§ **Requirements**
Take the lines of the data below from the very first through the line containing "import plotly.graph_objects as go" and output them exactly, pictures excluded.

§ **Data**

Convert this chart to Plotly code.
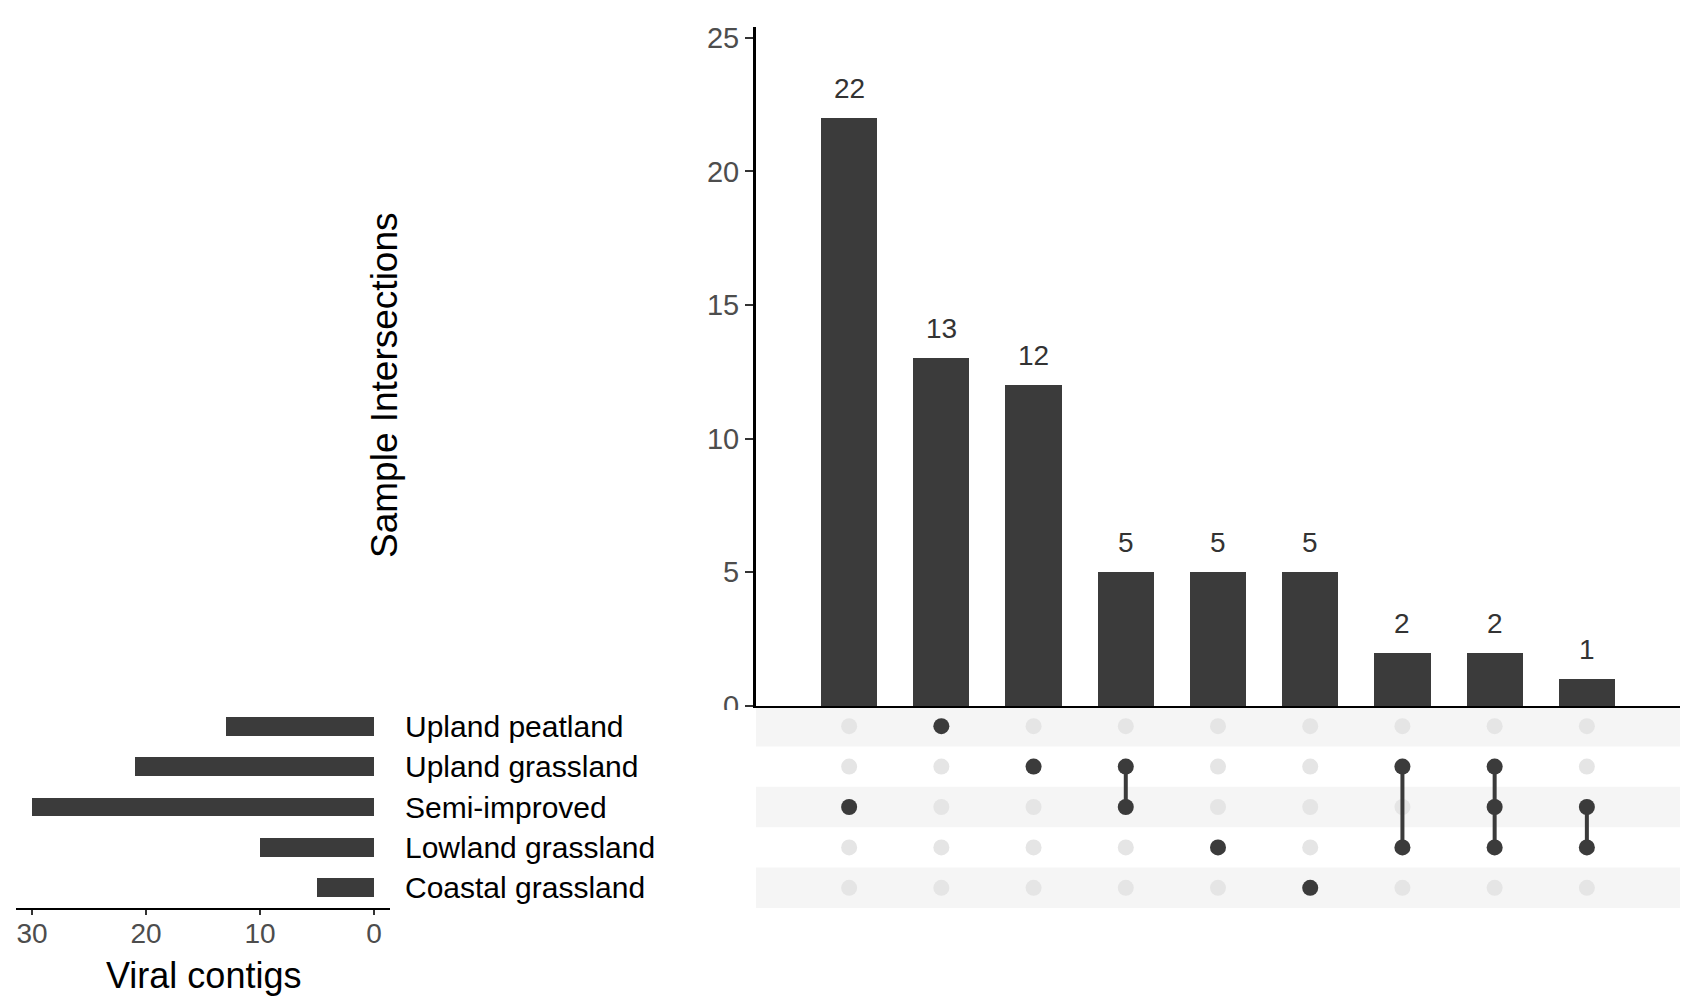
import plotly.graph_objects as go

# Sets (top to bottom in the matrix) and their total sizes
set_names = ["Upland peatland", "Upland grassland", "Semi-improved",
             "Lowland grassland", "Coastal grassland"]
set_sizes = [13, 21, 30, 10, 5]

# Intersections, in descending order of size
intersection_sizes = [22, 13, 12, 5, 5, 5, 2, 2, 1]
intersection_members = [
    ["Semi-improved"],
    ["Upland peatland"],
    ["Upland grassland"],
    ["Upland grassland", "Semi-improved"],
    ["Lowland grassland"],
    ["Coastal grassland"],
    ["Upland grassland", "Lowland grassland"],
    ["Upland grassland", "Semi-improved", "Lowland grassland"],
    ["Semi-improved", "Lowland grassland"],
]

W, H = 1686, 997
DARK = "#3b3b3b"
DOT_OFF = "#e5e5e5"
BAND = "#f5f5f5"
FONT = "Liberation Sans, Arial, Helvetica, sans-serif"


def px_x(p):
    return p / W


def px_y(p):
    return 1 - p / H


n_int = len(intersection_sizes)
int_x = list(range(n_int))
row_of = {name: i for i, name in enumerate(set_names)}

fig = go.Figure()

# Intersection size bars
fig.add_trace(go.Bar(
    x=int_x, y=intersection_sizes, width=0.61,
    marker=dict(color=DARK, line=dict(width=0)),
    xaxis="x", yaxis="y", showlegend=False, hoverinfo="y",
))

# Matrix: inactive dots
off_x, off_y = [], []
for i in int_x:
    for r in range(len(set_names)):
        off_x.append(i)
        off_y.append(r)
fig.add_trace(go.Scatter(
    x=off_x, y=off_y, mode="markers",
    marker=dict(size=16, color=DOT_OFF, line=dict(width=0)),
    xaxis="x2", yaxis="y2", showlegend=False, hoverinfo="skip",
))

# Matrix: connecting segments
for i, members in zip(int_x, intersection_members):
    rows = sorted(row_of[m] for m in members)
    if len(rows) > 1:
        fig.add_trace(go.Scatter(
            x=[i, i], y=[rows[0], rows[-1]], mode="lines",
            line=dict(color=DARK, width=4),
            xaxis="x2", yaxis="y2", showlegend=False, hoverinfo="skip",
        ))

# Matrix: active dots
on_x, on_y = [], []
for i, members in zip(int_x, intersection_members):
    for m in members:
        on_x.append(i)
        on_y.append(row_of[m])
fig.add_trace(go.Scatter(
    x=on_x, y=on_y, mode="markers",
    marker=dict(size=16, color=DARK, line=dict(width=0)),
    xaxis="x2", yaxis="y2", showlegend=False, hoverinfo="skip",
))

# Set size bars (growing leftwards)
fig.add_trace(go.Bar(
    x=set_sizes, y=list(range(len(set_names))), orientation="h", width=0.47,
    marker=dict(color=DARK, line=dict(width=0)),
    xaxis="x3", yaxis="y3", showlegend=False, hoverinfo="x",
))

main_xdom = [px_x(756), px_x(1680)]
main_ydom = [px_y(706), px_y(27)]
mat_ydom = [px_y(908), px_y(706)]
left_xdom = [px_x(16), px_x(390)]

shapes = []
# alternating row bands behind the matrix
for r in range(len(set_names)):
    if r % 2 == 0:
        shapes.append(dict(
            type="rect", xref="x2 domain", yref="y2",
            x0=0, x1=1, y0=r - 0.5, y1=r + 0.5,
            fillcolor=BAND, line=dict(width=0), layer="below",
        ))
# the matrix panel overlaps the lower part of the "0" tick label
shapes.append(dict(
    type="rect", xref="paper", yref="paper",
    x0=px_x(600), x1=px_x(755), y0=px_y(735), y1=px_y(710),
    fillcolor="white", line=dict(width=0), layer="above",
))

annotations = []
# counts above intersection bars
for i, v in zip(int_x, intersection_sizes):
    annotations.append(dict(
        x=i, y=v, xref="x", yref="y", text=str(v), showarrow=False,
        yanchor="bottom", yshift=12,
        font=dict(family=FONT, size=28, color="#333333"),
    ))
# set names
for r, name in enumerate(set_names):
    annotations.append(dict(
        x=px_x(403), y=r, xref="paper", yref="y2", text=name,
        showarrow=False, xanchor="left", yanchor="middle",
        font=dict(family=FONT, size=30, color="black"),
    ))
# main y-axis title
annotations.append(dict(
    x=px_x(385), y=px_y(385), xref="paper", yref="paper",
    text="Sample Intersections", textangle=-90, showarrow=False,
    xanchor="center", yanchor="middle",
    font=dict(family=FONT, size=37, color="black"),
))
# set size axis title
annotations.append(dict(
    x=px_x(203), y=px_y(975), xref="paper", yref="paper",
    text="Viral contigs", showarrow=False,
    xanchor="center", yanchor="middle",
    font=dict(family=FONT, size=36, color="black"),
))

common_axis = dict(showgrid=False, zeroline=False, fixedrange=True,
                   automargin=False)

fig.update_layout(
    width=W, height=H,
    margin=dict(l=0, r=0, t=0, b=0, pad=0, autoexpand=False),
    paper_bgcolor="white", plot_bgcolor="rgba(0,0,0,0)",
    font=dict(family=FONT),
    bargap=0,
    shapes=shapes,
    annotations=annotations,
    xaxis=dict(
        domain=main_xdom, range=[-1.01, n_int - 1 + 1.01],
        showline=True, linecolor="black", linewidth=1.5,
        showticklabels=False, ticks="", **common_axis,
    ),
    yaxis=dict(
        domain=main_ydom, range=[0, 25.4],
        tickvals=[0, 5, 10, 15, 20, 25],
        showline=True, linecolor="black", linewidth=3,
        ticks="outside", ticklen=8, tickwidth=2, tickcolor="#333333",
        tickfont=dict(family=FONT, size=29, color="#4d4d4d"),
        **common_axis,
    ),
    xaxis2=dict(
        domain=main_xdom, range=[-1.01, n_int - 1 + 1.01], anchor="y2",
        showline=False, showticklabels=False, ticks="", **common_axis,
    ),
    yaxis2=dict(
        domain=mat_ydom, range=[4.5, -0.5], anchor="x2",
        showline=False, showticklabels=False, ticks="", **common_axis,
    ),
    xaxis3=dict(
        domain=left_xdom, range=[31.4, -1.4], anchor="y3",
        tickvals=[0, 10, 20, 30],
        showline=True, linecolor="black", linewidth=2,
        ticks="outside", ticklen=5, tickwidth=2, tickcolor="#333333",
        ticklabelstandoff=-6,
        tickfont=dict(family=FONT, size=28, color="#4d4d4d"),
        **common_axis,
    ),
    yaxis3=dict(
        domain=mat_ydom, range=[4.5, -0.5], anchor="x3",
        showline=False, showticklabels=False, ticks="", **common_axis,
    ),
)

fig.write_html("out.html")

§ **Full response**
Convert this chart to Plotly code.
import plotly.graph_objects as go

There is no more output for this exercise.